Back in the lobby outside of Jack's office, where everyone else is gathered, the staff begins to turn on each other, "Lord of the Flies" style. Kenneth has had it. He storms into Jack's office and tells him he's ready to finger the culprit -- and then he cops to the crime! Liz looks on in shock, and then triumph, as she realizes she's going to get away with it, and the page will go down instead.

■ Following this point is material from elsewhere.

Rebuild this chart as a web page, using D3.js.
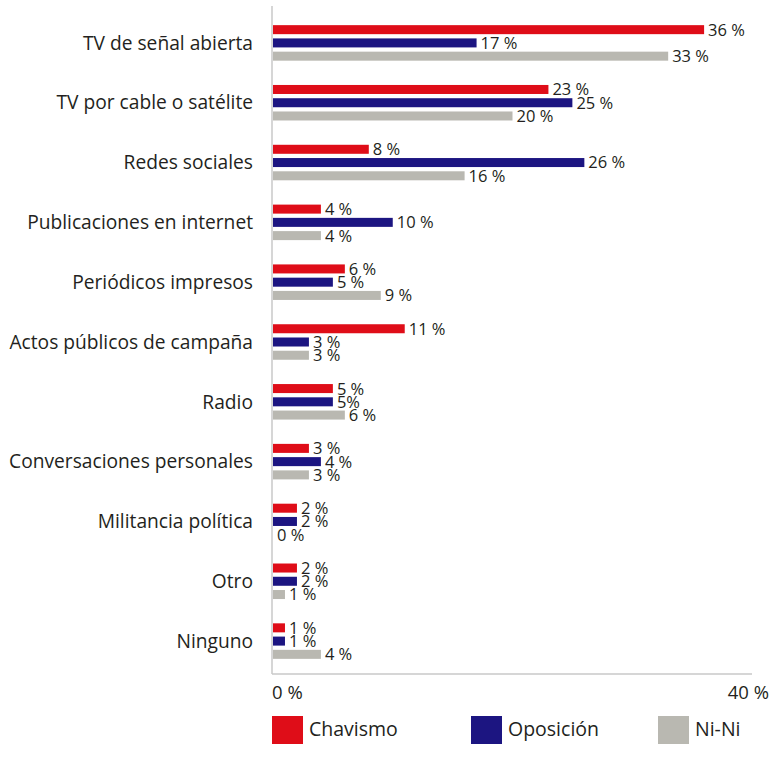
<!DOCTYPE html>
<html>
<head>
<meta charset="utf-8">
<script src="https://cdn.jsdelivr.net/npm/d3@7/dist/d3.min.js"></script>
<style>
  html, body { margin: 0; padding: 0; background: #fff; }
  svg { display: block; font-family: "Open Sans", "DejaVu Sans", sans-serif; }
</style>
</head>
<body>
<svg id="chart" width="772" height="759"></svg>
<script>
// Medios por los que se informa cada grupo político (%)
const categories = [
  "TV de señal abierta",
  "TV por cable o satélite",
  "Redes sociales",
  "Publicaciones en internet",
  "Periódicos impresos",
  "Actos públicos de campaña",
  "Radio",
  "Conversaciones personales",
  "Militancia política",
  "Otro",
  "Ninguno"
];
const seriesNames = ["Chavismo", "Oposición", "Ni-Ni"];
const chavismo  = [36, 23, 8, 4, 6, 11, 5, 3, 2, 2, 1];
const oposicion = [17, 25, 26, 10, 5, 3, 5, 4, 2, 2, 1];
const nini      = [33, 20, 16, 4, 9, 3, 6, 3, 0, 1, 4];
const seriesColors = ["#df0d18", "#1c1581", "#b9b8b1"];
const axisTicks = [0, 40];
// Etiquetas escritas sin espacio antes del signo %
const compactLabels = [["Radio", "Oposición"]];

const series = [chavismo, oposicion, nini];
const svg = d3.select("#chart");

const x = d3.scaleLinear().domain([0, 40]).range([273, 752]);
const y = d3.scaleBand().domain(categories).range([13, 671]).paddingInner(0).paddingOuter(0);
const yInner = d3.scaleBand().domain(seriesNames).range([-22, 22]).padding(0.32);

const fmt = (cat, name, v) =>
  compactLabels.some(([c, s]) => c === cat && s === name) ? `${v}%` : `${v} %`;

// ejes: línea vertical y línea base
svg.append("line")
  .attr("x1", 272).attr("x2", 272)
  .attr("y1", 6).attr("y2", 674)
  .attr("stroke", "#c9c9c9").attr("stroke-width", 1.5);
svg.append("line")
  .attr("x1", 272).attr("x2", 752)
  .attr("y1", 674).attr("y2", 674)
  .attr("stroke", "#c9c9c9").attr("stroke-width", 1.5);

// etiquetas de categoría
svg.append("g").selectAll("text")
  .data(categories)
  .join("text")
  .attr("x", 253)
  .attr("y", d => y(d) + y.bandwidth() / 2)
  .attr("dy", "0.35em")
  .attr("text-anchor", "end")
  .attr("font-size", 19.2)
  .attr("fill", "#231f20")
  .text(d => d);

// barras y valores
const groups = svg.append("g").selectAll("g")
  .data(categories)
  .join("g")
  .attr("transform", d => `translate(0,${y(d) + y.bandwidth() / 2})`);

seriesNames.forEach((name, si) => {
  groups.append("rect")
    .attr("x", x(0))
    .attr("y", yInner(name))
    .attr("width", (d, i) => x(series[si][i]) - x(0))
    .attr("height", yInner.bandwidth())
    .attr("fill", seriesColors[si]);
  groups.append("text")
    .attr("x", (d, i) => x(series[si][i]) + 4)
    .attr("y", yInner(name) + yInner.bandwidth() / 2)
    .attr("dy", "0.36em")
    .attr("font-size", 16.5)
    .attr("fill", "#231f20")
    .text((d, i) => fmt(d, name, series[si][i]));
});

// etiquetas del eje x
svg.append("g").selectAll("text")
  .data(axisTicks)
  .join("text")
  .attr("x", (d, i) => i === 0 ? x(d) - 1 : x(d) + 17)
  .attr("y", 699)
  .attr("text-anchor", (d, i) => i === 0 ? "start" : "end")
  .attr("font-size", 18.5)
  .attr("fill", "#231f20")
  .text(d => `${d} %`);

// leyenda
const legendX = [272, 471, 658];
const legend = svg.append("g").selectAll("g")
  .data(seriesNames)
  .join("g")
  .attr("transform", (d, i) => `translate(${legendX[i]},716)`);
legend.append("rect")
  .attr("width", 31).attr("height", 28)
  .attr("fill", (d, i) => seriesColors[i]);
legend.append("text")
  .attr("x", 37).attr("y", 13)
  .attr("dy", "0.35em")
  .attr("font-size", 19.5)
  .attr("fill", "#231f20")
  .text(d => d);
</script>
</body>
</html>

After everything has settled down, Jack chats with Liz again and reveals that Don Geiss called in his congratulations -- looks like he might get that job after all! But, Jack said, something about Kenneth's story doesn't add up and he can't quite believe the kid. Silly as it seems, he said, he still can't let the "Class A Moron" comment go, and...and...he tumbles into a paralyzing fit of stuttering. Liz's guilt gets the better of her and she confesses, apologizing profusely the entire time.
Suddenly Jack's stutter vaporizes. He knew all along, he explained, he just wanted Liz to admit to it. But of course there's a price: She has to write the spinoff to "MILF Island," starring the winner, Deborah. (Imagine Omarosa with a boob job.) One again, Liz must compromise her talents to protect her tiny claim on Jack Donaghy's cutthroat island.